# start of Data for processing

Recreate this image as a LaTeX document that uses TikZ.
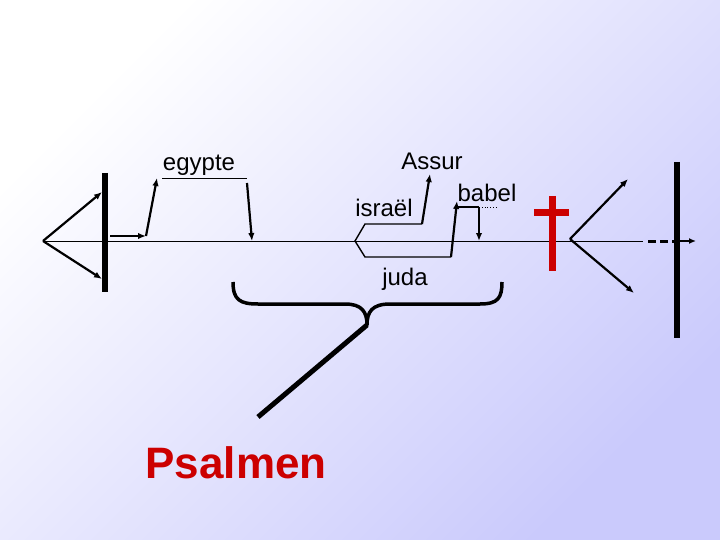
\documentclass[tikz,border=0pt]{standalone}
\usepackage{fontspec}
\setmainfont{Liberation Sans}
\usetikzlibrary{arrows.meta}
\definecolor{bgB}{RGB}{202,202,252}
\definecolor{crossred}{RGB}{204,0,0}
\tikzset{
  arr/.style={line width=2.2pt,-{Latex[length=8pt,width=6.5pt]}},
  thin/.style={line width=1pt},
  branch/.style={line width=1.4pt},
  bar/.style={line width=6.5pt},
  lbl/.style={font=\fontsize{24}{28}\selectfont,anchor=base,inner sep=0pt},
}
\begin{document}
\begin{tikzpicture}[x=1pt,y=-1pt]
\shade[top color=white,bottom color=bgB,shading angle=45] (0,0) rectangle (720,540);
\useasboundingbox (0,0) rectangle (720,540);
% coordinates
\coordinate (la) at (43,241);
\coordinate (lu) at (102,192);
\coordinate (ld) at (102,279);
\coordinate (lbt) at (105,173);
\coordinate (lbb) at (105,292);
\coordinate (h1) at (110,236);
\coordinate (h2) at (146,236);
\coordinate (h3) at (157,178);
\coordinate (eg1) at (162,179);
\coordinate (eg2) at (247,179);
\coordinate (e1) at (247,183);
\coordinate (e2) at (252,241);
\coordinate (le) at (643,241);
\coordinate (da) at (648,241);
\coordinate (db) at (675,241);
\coordinate (aa) at (679,241);
\coordinate (ab) at (696,241);
% israel / juda
\coordinate (sa) at (355,241);
\coordinate (su) at (365,224);
\coordinate (sud) at (422,224);
\coordinate (asr) at (430,174);
\coordinate (sd) at (365,257);
\coordinate (sdd) at (451,257);
\coordinate (bt) at (457,201);
\coordinate (bs) at (458,207);
\coordinate (bh) at (479,207);
\coordinate (bd) at (496,207);
\coordinate (bb) at (479,241);
% cross and right
\coordinate (ct) at (552,196);
\coordinate (cb) at (552,271);
\coordinate (cl) at (534,213);
\coordinate (cr) at (569,213);
\coordinate (ra) at (570,239);
\coordinate (ru) at (628,179);
\coordinate (rd) at (634,293);
\coordinate (rbt) at (677,162);
\coordinate (rbb) at (677,338);
% brace
\coordinate (bl) at (233,282);
\coordinate (bc) at (367,325);
\coordinate (br) at (502,282);
\coordinate (ps) at (258,417);

% main line
\draw[thin] (la) -- (le);
\draw[line width=3pt,dash pattern=on 8pt off 4pt] (da) -- (db);
\draw[line width=2pt,-{Latex[length=7pt,width=6pt]}] (aa) -- (ab);
% left part
\draw[arr] (la) -- (lu);
\draw[arr] (la) -- (ld);
\draw[bar] (lbt) -- (lbb);
\draw[arr] (h1) -- (h2);
\draw[arr] (h2) -- (h3);
\draw[thin] (eg1) -- (eg2);
\draw[arr] (e1) -- (e2);
% israel / juda
\draw[branch] (sud) -- (su) -- (sa) -- (sd) -- (sdd);
\draw[arr] (sud) -- (asr);
\draw[arr] (sdd) -- (bt);
\draw[branch] (bs) -- (bh);
\draw[line width=0.8pt,dotted] (bh) -- (bd);
\draw[arr] (bh) -- (bb);
% cross
\draw[crossred,line width=7pt] (ct) -- (cb);
\draw[crossred,line width=7pt] (cl) -- (cr);
% right
\draw[arr] (ra) -- (ru);
\draw[arr] (ra) -- (rd);
\draw[bar] (rbt) -- (rbb);
% brace
\draw[line width=3.5pt,line join=round] (bl) .. controls (233,300) and (240,304) .. (258,304) -- (345,304) .. controls (362,304) and (367,312) .. (bc)
  .. controls (367,312) and (372,304) .. (390,304) -- (480,304) .. controls (498,304) and (502,298) .. (br);
\draw[line width=5pt] (bc) -- (ps);
% labels
\node[lbl] (egypte) at (199,171) {egypte};
\node[lbl] (assur) at (432,170) {Assur};
\node[lbl] (israel) at (384,217) {israël};
\node[lbl] (babel) at (487,202) {babel};
\node[lbl] (juda) at (405,285) {juda};
\node[anchor=base,inner sep=0pt,text=crossred,font=\fontsize{44}{50}\selectfont\bfseries] (psalmen) at (236,478) {Psalmen};
\end{tikzpicture}
\end{document}
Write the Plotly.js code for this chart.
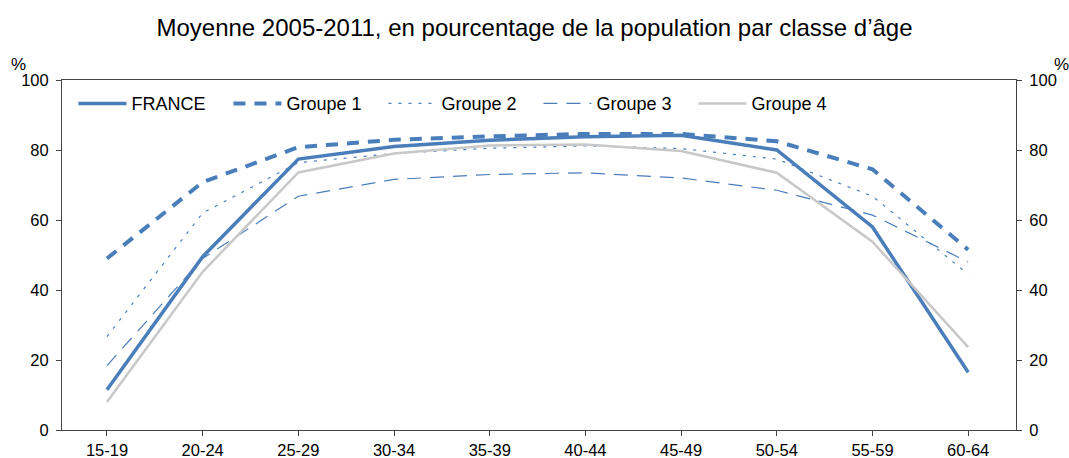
<!DOCTYPE html>
<html><head><meta charset="utf-8">
<script src="https://cdn.plot.ly/plotly-3.0.1.min.js"></script>
<style>body{margin:0;background:#fff}#c{width:1069px;height:458px}</style>
</head><body><div id="c"></div>
<script>
const categories = ["15-19","20-24","25-29","30-34","35-39","40-44","45-49","50-54","55-59","60-64"];
const france  = [11.5, 49.5, 77.4, 81.0, 82.8, 83.8, 84.2, 80.0, 58.0, 16.5];
const groupe1 = [49.0, 70.8, 80.8, 82.9, 83.9, 84.6, 84.6, 82.5, 74.5, 51.5];
const groupe2 = [26.7, 62.0, 76.4, 79.0, 80.5, 81.2, 80.4, 77.4, 66.8, 44.5];
const groupe3 = [18.4, 49.0, 66.8, 71.6, 73.0, 73.5, 72.0, 68.5, 61.4, 48.0];
const groupe4 = [8.0, 45.2, 73.6, 79.0, 81.3, 81.6, 79.7, 73.5, 53.8, 23.7];
const blue = '#4a7ebb', gray = '#c8c8c8';
const traces = [
  {name:'FRANCE', y:france, line:{color:blue,width:3.5}},
  {name:'Groupe 1', y:groupe1, line:{color:blue,width:4,dash:'12px,9px'}},
  {name:'Groupe 2', y:groupe2, line:{color:blue,width:1.2,dash:'3px,7px'}},
  {name:'Groupe 3', y:groupe3, line:{color:blue,width:1.2,dash:'14px,9px'}},
  {name:'Groupe 4', y:groupe4, line:{color:gray,width:2.5}}
].map(t=>Object.assign({x:categories, type:'scatter', mode:'lines', hoverinfo:'skip'}, t));
traces.push({x:categories, y:france, yaxis:'y2', type:'scatter', mode:'lines', opacity:0, showlegend:false, hoverinfo:'skip'});
const font = {family:'Liberation Sans, Arial, sans-serif', color:'#000'};
const f = s => Object.assign({size:s}, font);
const axisCommon = {showline:true, linecolor:'#444', linewidth:1, ticks:'outside', ticklen:5, tickcolor:'#444', showgrid:false, zeroline:false, tickfont:f(16.5), fixedrange:true};
const layout = {
  width:1069, height:458,
  margin:{l:62, r:53, t:80, b:28},
  paper_bgcolor:'#fff', plot_bgcolor:'#fff',
  font:f(16.5),
  title:{text:'Moyenne 2005-2011, en pourcentage de la population par classe d’âge', font:f(24), x:0.5, xanchor:'center', y:0.94, yanchor:'middle'},
  showlegend:true,
  legend:{orientation:'h', x:0.012, y:0.985, xanchor:'left', yanchor:'top', bgcolor:'rgba(0,0,0,0)', font:f(18), entrywidth:92, entrywidthmode:'pixels', itemwidth:48},
  xaxis:Object.assign({type:'category', range:[-0.47, 9.5], mirror:true}, axisCommon),
  yaxis:Object.assign({range:[0,100], dtick:20, ticklabelstandoff:4}, axisCommon),
  yaxis2:Object.assign({range:[0,100], dtick:20, overlaying:'y', side:'right', ticklabelstandoff:4}, axisCommon),
  annotations:[
    {text:'%', xref:'paper', yref:'paper', x:-0.046, y:1.045, xanchor:'center', yanchor:'middle', showarrow:false, font:f(17)},
    {text:'%', xref:'paper', yref:'paper', x:1.048, y:1.045, xanchor:'center', yanchor:'middle', showarrow:false, font:f(17)}
  ]
};
Plotly.newPlot('c', traces, layout, {staticPlot:true, displayModeBar:false});
</script></body></html>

# end of Data for processing

Stated problem
Set each line of the records down exactly, leaving every picture out.

Output of the task
Recreate this image as a LaTeX document that uses TikZ.
\documentclass[tikz,border=0pt]{standalone}
\usepackage{fontspec}
\setmainfont{Liberation Sans}
\usetikzlibrary{arrows.meta}
\definecolor{bgB}{RGB}{202,202,252}
\definecolor{crossred}{RGB}{204,0,0}
\tikzset{
  arr/.style={line width=2.2pt,-{Latex[length=8pt,width=6.5pt]}},
  thin/.style={line width=1pt},
  branch/.style={line width=1.4pt},
  bar/.style={line width=6.5pt},
  lbl/.style={font=\fontsize{24}{28}\selectfont,anchor=base,inner sep=0pt},
}
\begin{document}
\begin{tikzpicture}[x=1pt,y=-1pt]
\shade[top color=white,bottom color=bgB,shading angle=45] (0,0) rectangle (720,540);
\useasboundingbox (0,0) rectangle (720,540);
% coordinates
\coordinate (la) at (43,241);
\coordinate (lu) at (102,192);
\coordinate (ld) at (102,279);
\coordinate (lbt) at (105,173);
\coordinate (lbb) at (105,292);
\coordinate (h1) at (110,236);
\coordinate (h2) at (146,236);
\coordinate (h3) at (157,178);
\coordinate (eg1) at (162,179);
\coordinate (eg2) at (247,179);
\coordinate (e1) at (247,183);
\coordinate (e2) at (252,241);
\coordinate (le) at (643,241);
\coordinate (da) at (648,241);
\coordinate (db) at (675,241);
\coordinate (aa) at (679,241);
\coordinate (ab) at (696,241);
% israel / juda
\coordinate (sa) at (355,241);
\coordinate (su) at (365,224);
\coordinate (sud) at (422,224);
\coordinate (asr) at (430,174);
\coordinate (sd) at (365,257);
\coordinate (sdd) at (451,257);
\coordinate (bt) at (457,201);
\coordinate (bs) at (458,207);
\coordinate (bh) at (479,207);
\coordinate (bd) at (496,207);
\coordinate (bb) at (479,241);
% cross and right
\coordinate (ct) at (552,196);
\coordinate (cb) at (552,271);
\coordinate (cl) at (534,213);
\coordinate (cr) at (569,213);
\coordinate (ra) at (570,239);
\coordinate (ru) at (628,179);
\coordinate (rd) at (634,293);
\coordinate (rbt) at (677,162);
\coordinate (rbb) at (677,338);
% brace
\coordinate (bl) at (233,282);
\coordinate (bc) at (367,325);
\coordinate (br) at (502,282);
\coordinate (ps) at (258,417);

% main line
\draw[thin] (la) -- (le);
\draw[line width=3pt,dash pattern=on 8pt off 4pt] (da) -- (db);
\draw[line width=2pt,-{Latex[length=7pt,width=6pt]}] (aa) -- (ab);
% left part
\draw[arr] (la) -- (lu);
\draw[arr] (la) -- (ld);
\draw[bar] (lbt) -- (lbb);
\draw[arr] (h1) -- (h2);
\draw[arr] (h2) -- (h3);
\draw[thin] (eg1) -- (eg2);
\draw[arr] (e1) -- (e2);
% israel / juda
\draw[branch] (sud) -- (su) -- (sa) -- (sd) -- (sdd);
\draw[arr] (sud) -- (asr);
\draw[arr] (sdd) -- (bt);
\draw[branch] (bs) -- (bh);
\draw[line width=0.8pt,dotted] (bh) -- (bd);
\draw[arr] (bh) -- (bb);
% cross
\draw[crossred,line width=7pt] (ct) -- (cb);
\draw[crossred,line width=7pt] (cl) -- (cr);
% right
\draw[arr] (ra) -- (ru);
\draw[arr] (ra) -- (rd);
\draw[bar] (rbt) -- (rbb);
% brace
\draw[line width=3.5pt,line join=round] (bl) .. controls (233,300) and (240,304) .. (258,304) -- (345,304) .. controls (362,304) and (367,312) .. (bc)
  .. controls (367,312) and (372,304) .. (390,304) -- (480,304) .. controls (498,304) and (502,298) .. (br);
\draw[line width=5pt] (bc) -- (ps);
% labels
\node[lbl] (egypte) at (199,171) {egypte};
\node[lbl] (assur) at (432,170) {Assur};
\node[lbl] (israel) at (384,217) {israël};
\node[lbl] (babel) at (487,202) {babel};
\node[lbl] (juda) at (405,285) {juda};
\node[anchor=base,inner sep=0pt,text=crossred,font=\fontsize{44}{50}\selectfont\bfseries] (psalmen) at (236,478) {Psalmen};
\end{tikzpicture}
\end{document}
Write the Plotly.js code for this chart.
<!DOCTYPE html>
<html><head><meta charset="utf-8">
<script src="https://cdn.plot.ly/plotly-3.0.1.min.js"></script>
<style>body{margin:0;background:#fff}#c{width:1069px;height:458px}</style>
</head><body><div id="c"></div>
<script>
const categories = ["15-19","20-24","25-29","30-34","35-39","40-44","45-49","50-54","55-59","60-64"];
const france  = [11.5, 49.5, 77.4, 81.0, 82.8, 83.8, 84.2, 80.0, 58.0, 16.5];
const groupe1 = [49.0, 70.8, 80.8, 82.9, 83.9, 84.6, 84.6, 82.5, 74.5, 51.5];
const groupe2 = [26.7, 62.0, 76.4, 79.0, 80.5, 81.2, 80.4, 77.4, 66.8, 44.5];
const groupe3 = [18.4, 49.0, 66.8, 71.6, 73.0, 73.5, 72.0, 68.5, 61.4, 48.0];
const groupe4 = [8.0, 45.2, 73.6, 79.0, 81.3, 81.6, 79.7, 73.5, 53.8, 23.7];
const blue = '#4a7ebb', gray = '#c8c8c8';
const traces = [
  {name:'FRANCE', y:france, line:{color:blue,width:3.5}},
  {name:'Groupe 1', y:groupe1, line:{color:blue,width:4,dash:'12px,9px'}},
  {name:'Groupe 2', y:groupe2, line:{color:blue,width:1.2,dash:'3px,7px'}},
  {name:'Groupe 3', y:groupe3, line:{color:blue,width:1.2,dash:'14px,9px'}},
  {name:'Groupe 4', y:groupe4, line:{color:gray,width:2.5}}
].map(t=>Object.assign({x:categories, type:'scatter', mode:'lines', hoverinfo:'skip'}, t));
traces.push({x:categories, y:france, yaxis:'y2', type:'scatter', mode:'lines', opacity:0, showlegend:false, hoverinfo:'skip'});
const font = {family:'Liberation Sans, Arial, sans-serif', color:'#000'};
const f = s => Object.assign({size:s}, font);
const axisCommon = {showline:true, linecolor:'#444', linewidth:1, ticks:'outside', ticklen:5, tickcolor:'#444', showgrid:false, zeroline:false, tickfont:f(16.5), fixedrange:true};
const layout = {
  width:1069, height:458,
  margin:{l:62, r:53, t:80, b:28},
  paper_bgcolor:'#fff', plot_bgcolor:'#fff',
  font:f(16.5),
  title:{text:'Moyenne 2005-2011, en pourcentage de la population par classe d’âge', font:f(24), x:0.5, xanchor:'center', y:0.94, yanchor:'middle'},
  showlegend:true,
  legend:{orientation:'h', x:0.012, y:0.985, xanchor:'left', yanchor:'top', bgcolor:'rgba(0,0,0,0)', font:f(18), entrywidth:92, entrywidthmode:'pixels', itemwidth:48},
  xaxis:Object.assign({type:'category', range:[-0.47, 9.5], mirror:true}, axisCommon),
  yaxis:Object.assign({range:[0,100], dtick:20, ticklabelstandoff:4}, axisCommon),
  yaxis2:Object.assign({range:[0,100], dtick:20, overlaying:'y', side:'right', ticklabelstandoff:4}, axisCommon),
  annotations:[
    {text:'%', xref:'paper', yref:'paper', x:-0.046, y:1.045, xanchor:'center', yanchor:'middle', showarrow:false, font:f(17)},
    {text:'%', xref:'paper', yref:'paper', x:1.048, y:1.045, xanchor:'center', yanchor:'middle', showarrow:false, font:f(17)}
  ]
};
Plotly.newPlot('c', traces, layout, {staticPlot:true, displayModeBar:false});
</script></body></html>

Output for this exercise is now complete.